** Start of Data block **

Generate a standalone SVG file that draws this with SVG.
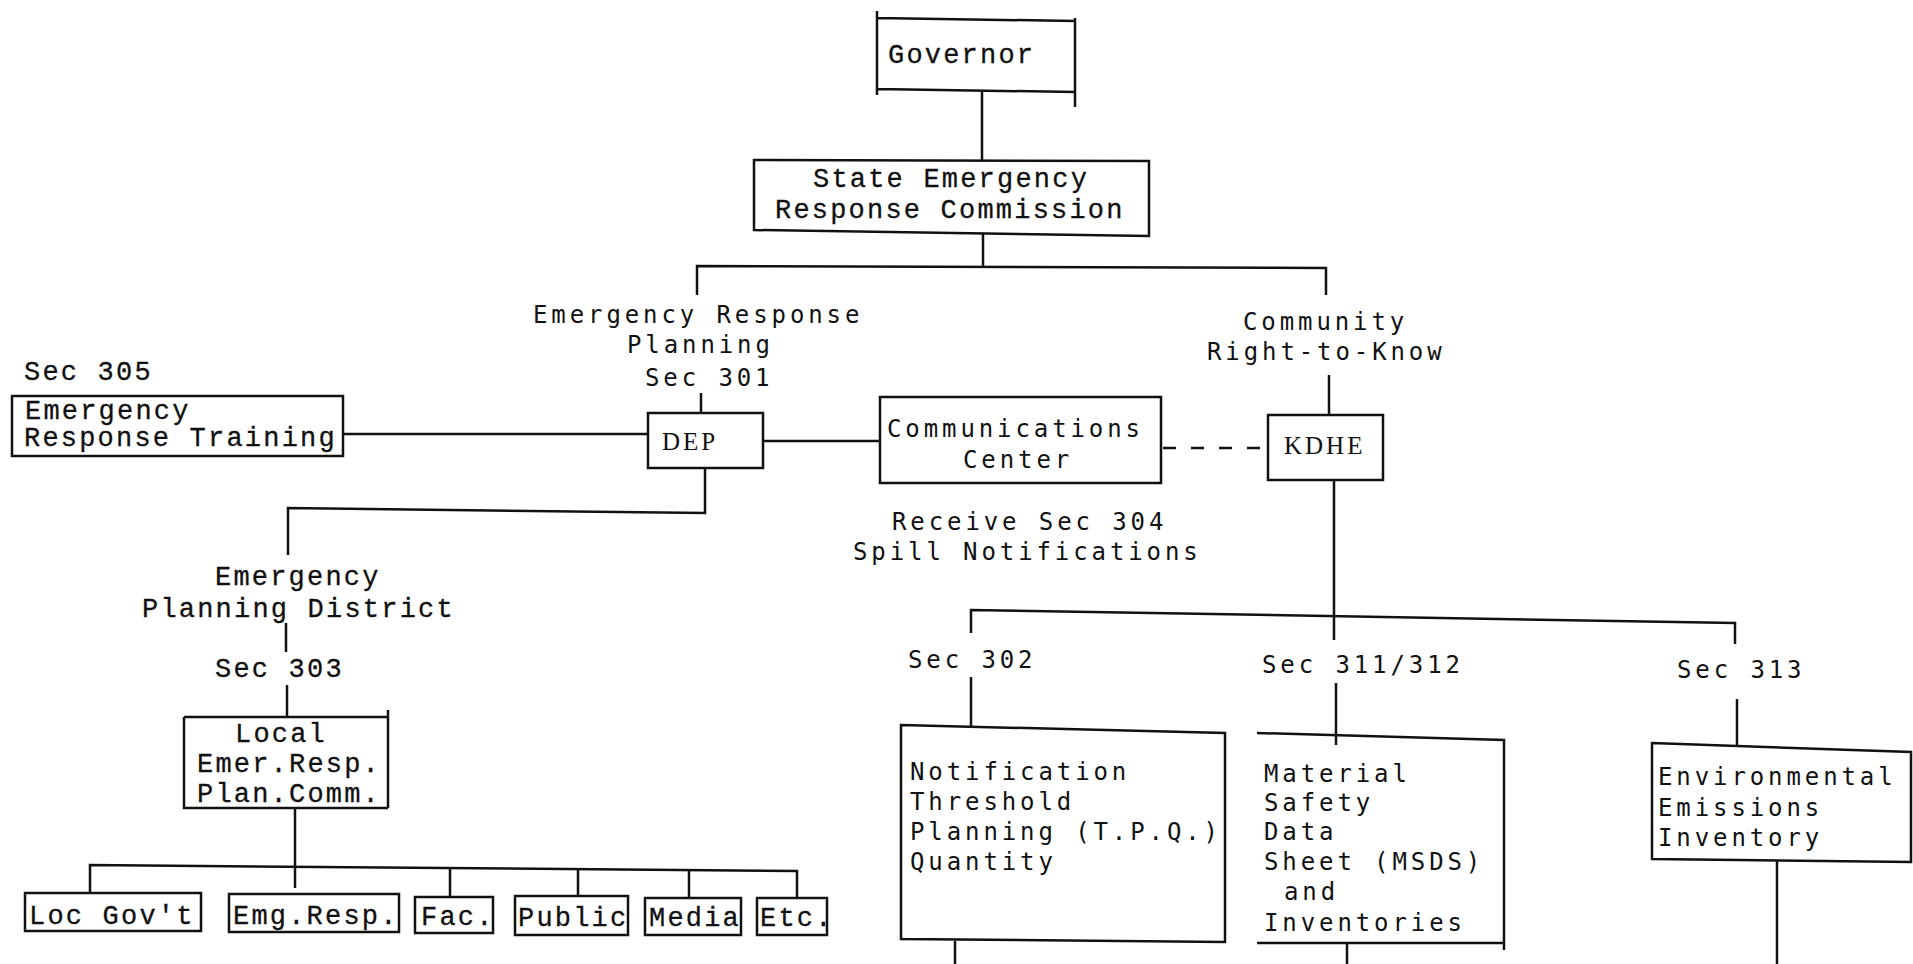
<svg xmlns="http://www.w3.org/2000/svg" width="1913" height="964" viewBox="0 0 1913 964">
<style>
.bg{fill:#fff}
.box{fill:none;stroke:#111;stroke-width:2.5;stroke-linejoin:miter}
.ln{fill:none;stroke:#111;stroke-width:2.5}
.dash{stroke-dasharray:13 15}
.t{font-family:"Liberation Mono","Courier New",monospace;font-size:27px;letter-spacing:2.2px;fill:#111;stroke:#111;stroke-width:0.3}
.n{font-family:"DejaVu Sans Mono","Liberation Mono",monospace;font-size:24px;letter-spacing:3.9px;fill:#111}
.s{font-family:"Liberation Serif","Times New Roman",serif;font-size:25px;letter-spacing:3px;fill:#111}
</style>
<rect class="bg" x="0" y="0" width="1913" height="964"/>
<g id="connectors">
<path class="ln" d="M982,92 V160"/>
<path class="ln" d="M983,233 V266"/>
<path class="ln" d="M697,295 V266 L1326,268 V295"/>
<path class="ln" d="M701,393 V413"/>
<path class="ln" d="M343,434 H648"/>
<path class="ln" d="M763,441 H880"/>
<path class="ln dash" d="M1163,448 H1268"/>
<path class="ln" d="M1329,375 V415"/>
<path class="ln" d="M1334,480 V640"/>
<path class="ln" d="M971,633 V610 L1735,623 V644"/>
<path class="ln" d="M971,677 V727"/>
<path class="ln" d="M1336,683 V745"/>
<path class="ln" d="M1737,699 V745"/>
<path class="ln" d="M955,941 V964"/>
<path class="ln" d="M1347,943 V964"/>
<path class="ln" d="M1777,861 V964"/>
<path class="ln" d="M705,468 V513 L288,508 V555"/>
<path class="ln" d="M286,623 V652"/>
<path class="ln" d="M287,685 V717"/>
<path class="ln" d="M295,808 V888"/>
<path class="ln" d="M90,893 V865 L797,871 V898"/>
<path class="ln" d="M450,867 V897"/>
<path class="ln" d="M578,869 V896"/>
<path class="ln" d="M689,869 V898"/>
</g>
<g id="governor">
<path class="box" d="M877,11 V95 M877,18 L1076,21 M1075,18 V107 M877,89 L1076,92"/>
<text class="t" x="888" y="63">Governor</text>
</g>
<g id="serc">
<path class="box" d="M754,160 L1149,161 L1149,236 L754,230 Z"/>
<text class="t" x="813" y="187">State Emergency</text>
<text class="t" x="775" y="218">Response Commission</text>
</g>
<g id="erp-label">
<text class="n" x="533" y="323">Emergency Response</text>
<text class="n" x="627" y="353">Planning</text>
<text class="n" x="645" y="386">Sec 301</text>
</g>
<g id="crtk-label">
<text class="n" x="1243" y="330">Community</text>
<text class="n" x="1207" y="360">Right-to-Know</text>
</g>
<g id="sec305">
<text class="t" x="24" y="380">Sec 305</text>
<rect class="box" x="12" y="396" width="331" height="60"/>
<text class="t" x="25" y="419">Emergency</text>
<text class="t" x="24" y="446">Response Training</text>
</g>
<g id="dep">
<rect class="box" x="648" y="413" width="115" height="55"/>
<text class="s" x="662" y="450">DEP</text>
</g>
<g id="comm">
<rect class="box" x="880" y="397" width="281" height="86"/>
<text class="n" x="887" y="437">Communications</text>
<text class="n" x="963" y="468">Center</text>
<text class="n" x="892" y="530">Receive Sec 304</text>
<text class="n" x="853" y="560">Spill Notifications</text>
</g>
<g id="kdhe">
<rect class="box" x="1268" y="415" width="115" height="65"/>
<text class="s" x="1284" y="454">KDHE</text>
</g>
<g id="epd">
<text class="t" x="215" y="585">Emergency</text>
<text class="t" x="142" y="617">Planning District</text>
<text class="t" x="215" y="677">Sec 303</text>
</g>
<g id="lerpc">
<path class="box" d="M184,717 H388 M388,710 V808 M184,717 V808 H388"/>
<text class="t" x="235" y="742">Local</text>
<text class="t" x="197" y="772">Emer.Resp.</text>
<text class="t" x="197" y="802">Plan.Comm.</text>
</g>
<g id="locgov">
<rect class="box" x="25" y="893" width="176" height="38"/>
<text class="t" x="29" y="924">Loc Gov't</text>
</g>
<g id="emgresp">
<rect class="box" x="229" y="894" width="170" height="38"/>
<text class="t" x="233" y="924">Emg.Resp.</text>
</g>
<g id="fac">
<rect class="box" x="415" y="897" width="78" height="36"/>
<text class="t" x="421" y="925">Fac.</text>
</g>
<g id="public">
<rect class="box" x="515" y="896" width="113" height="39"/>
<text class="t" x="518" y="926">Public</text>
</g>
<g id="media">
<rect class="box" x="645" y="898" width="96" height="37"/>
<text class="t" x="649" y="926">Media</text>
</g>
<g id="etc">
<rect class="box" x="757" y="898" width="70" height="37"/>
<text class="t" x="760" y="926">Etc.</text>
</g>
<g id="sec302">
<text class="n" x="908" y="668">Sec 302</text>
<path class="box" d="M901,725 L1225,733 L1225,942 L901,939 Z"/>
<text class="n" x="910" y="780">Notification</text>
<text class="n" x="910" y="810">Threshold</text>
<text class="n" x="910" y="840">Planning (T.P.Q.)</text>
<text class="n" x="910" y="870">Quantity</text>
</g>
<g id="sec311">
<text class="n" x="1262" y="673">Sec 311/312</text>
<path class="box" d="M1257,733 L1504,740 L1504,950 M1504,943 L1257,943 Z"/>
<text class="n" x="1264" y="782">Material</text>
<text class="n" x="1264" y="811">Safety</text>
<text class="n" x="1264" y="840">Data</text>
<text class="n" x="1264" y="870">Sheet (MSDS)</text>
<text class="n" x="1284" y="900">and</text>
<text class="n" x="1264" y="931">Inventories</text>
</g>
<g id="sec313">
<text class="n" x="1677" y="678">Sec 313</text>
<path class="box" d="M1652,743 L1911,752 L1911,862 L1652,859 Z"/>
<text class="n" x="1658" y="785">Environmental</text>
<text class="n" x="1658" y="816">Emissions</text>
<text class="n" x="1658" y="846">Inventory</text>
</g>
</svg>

** End of Data block **

■ **Short task**
Exclude the images and reproduce the remaining data exactly.

■ **Result of the exercise**
Generate a standalone SVG file that draws this with SVG.
<svg xmlns="http://www.w3.org/2000/svg" width="1913" height="964" viewBox="0 0 1913 964">
<style>
.bg{fill:#fff}
.box{fill:none;stroke:#111;stroke-width:2.5;stroke-linejoin:miter}
.ln{fill:none;stroke:#111;stroke-width:2.5}
.dash{stroke-dasharray:13 15}
.t{font-family:"Liberation Mono","Courier New",monospace;font-size:27px;letter-spacing:2.2px;fill:#111;stroke:#111;stroke-width:0.3}
.n{font-family:"DejaVu Sans Mono","Liberation Mono",monospace;font-size:24px;letter-spacing:3.9px;fill:#111}
.s{font-family:"Liberation Serif","Times New Roman",serif;font-size:25px;letter-spacing:3px;fill:#111}
</style>
<rect class="bg" x="0" y="0" width="1913" height="964"/>
<g id="connectors">
<path class="ln" d="M982,92 V160"/>
<path class="ln" d="M983,233 V266"/>
<path class="ln" d="M697,295 V266 L1326,268 V295"/>
<path class="ln" d="M701,393 V413"/>
<path class="ln" d="M343,434 H648"/>
<path class="ln" d="M763,441 H880"/>
<path class="ln dash" d="M1163,448 H1268"/>
<path class="ln" d="M1329,375 V415"/>
<path class="ln" d="M1334,480 V640"/>
<path class="ln" d="M971,633 V610 L1735,623 V644"/>
<path class="ln" d="M971,677 V727"/>
<path class="ln" d="M1336,683 V745"/>
<path class="ln" d="M1737,699 V745"/>
<path class="ln" d="M955,941 V964"/>
<path class="ln" d="M1347,943 V964"/>
<path class="ln" d="M1777,861 V964"/>
<path class="ln" d="M705,468 V513 L288,508 V555"/>
<path class="ln" d="M286,623 V652"/>
<path class="ln" d="M287,685 V717"/>
<path class="ln" d="M295,808 V888"/>
<path class="ln" d="M90,893 V865 L797,871 V898"/>
<path class="ln" d="M450,867 V897"/>
<path class="ln" d="M578,869 V896"/>
<path class="ln" d="M689,869 V898"/>
</g>
<g id="governor">
<path class="box" d="M877,11 V95 M877,18 L1076,21 M1075,18 V107 M877,89 L1076,92"/>
<text class="t" x="888" y="63">Governor</text>
</g>
<g id="serc">
<path class="box" d="M754,160 L1149,161 L1149,236 L754,230 Z"/>
<text class="t" x="813" y="187">State Emergency</text>
<text class="t" x="775" y="218">Response Commission</text>
</g>
<g id="erp-label">
<text class="n" x="533" y="323">Emergency Response</text>
<text class="n" x="627" y="353">Planning</text>
<text class="n" x="645" y="386">Sec 301</text>
</g>
<g id="crtk-label">
<text class="n" x="1243" y="330">Community</text>
<text class="n" x="1207" y="360">Right-to-Know</text>
</g>
<g id="sec305">
<text class="t" x="24" y="380">Sec 305</text>
<rect class="box" x="12" y="396" width="331" height="60"/>
<text class="t" x="25" y="419">Emergency</text>
<text class="t" x="24" y="446">Response Training</text>
</g>
<g id="dep">
<rect class="box" x="648" y="413" width="115" height="55"/>
<text class="s" x="662" y="450">DEP</text>
</g>
<g id="comm">
<rect class="box" x="880" y="397" width="281" height="86"/>
<text class="n" x="887" y="437">Communications</text>
<text class="n" x="963" y="468">Center</text>
<text class="n" x="892" y="530">Receive Sec 304</text>
<text class="n" x="853" y="560">Spill Notifications</text>
</g>
<g id="kdhe">
<rect class="box" x="1268" y="415" width="115" height="65"/>
<text class="s" x="1284" y="454">KDHE</text>
</g>
<g id="epd">
<text class="t" x="215" y="585">Emergency</text>
<text class="t" x="142" y="617">Planning District</text>
<text class="t" x="215" y="677">Sec 303</text>
</g>
<g id="lerpc">
<path class="box" d="M184,717 H388 M388,710 V808 M184,717 V808 H388"/>
<text class="t" x="235" y="742">Local</text>
<text class="t" x="197" y="772">Emer.Resp.</text>
<text class="t" x="197" y="802">Plan.Comm.</text>
</g>
<g id="locgov">
<rect class="box" x="25" y="893" width="176" height="38"/>
<text class="t" x="29" y="924">Loc Gov't</text>
</g>
<g id="emgresp">
<rect class="box" x="229" y="894" width="170" height="38"/>
<text class="t" x="233" y="924">Emg.Resp.</text>
</g>
<g id="fac">
<rect class="box" x="415" y="897" width="78" height="36"/>
<text class="t" x="421" y="925">Fac.</text>
</g>
<g id="public">
<rect class="box" x="515" y="896" width="113" height="39"/>
<text class="t" x="518" y="926">Public</text>
</g>
<g id="media">
<rect class="box" x="645" y="898" width="96" height="37"/>
<text class="t" x="649" y="926">Media</text>
</g>
<g id="etc">
<rect class="box" x="757" y="898" width="70" height="37"/>
<text class="t" x="760" y="926">Etc.</text>
</g>
<g id="sec302">
<text class="n" x="908" y="668">Sec 302</text>
<path class="box" d="M901,725 L1225,733 L1225,942 L901,939 Z"/>
<text class="n" x="910" y="780">Notification</text>
<text class="n" x="910" y="810">Threshold</text>
<text class="n" x="910" y="840">Planning (T.P.Q.)</text>
<text class="n" x="910" y="870">Quantity</text>
</g>
<g id="sec311">
<text class="n" x="1262" y="673">Sec 311/312</text>
<path class="box" d="M1257,733 L1504,740 L1504,950 M1504,943 L1257,943 Z"/>
<text class="n" x="1264" y="782">Material</text>
<text class="n" x="1264" y="811">Safety</text>
<text class="n" x="1264" y="840">Data</text>
<text class="n" x="1264" y="870">Sheet (MSDS)</text>
<text class="n" x="1284" y="900">and</text>
<text class="n" x="1264" y="931">Inventories</text>
</g>
<g id="sec313">
<text class="n" x="1677" y="678">Sec 313</text>
<path class="box" d="M1652,743 L1911,752 L1911,862 L1652,859 Z"/>
<text class="n" x="1658" y="785">Environmental</text>
<text class="n" x="1658" y="816">Emissions</text>
<text class="n" x="1658" y="846">Inventory</text>
</g>
</svg>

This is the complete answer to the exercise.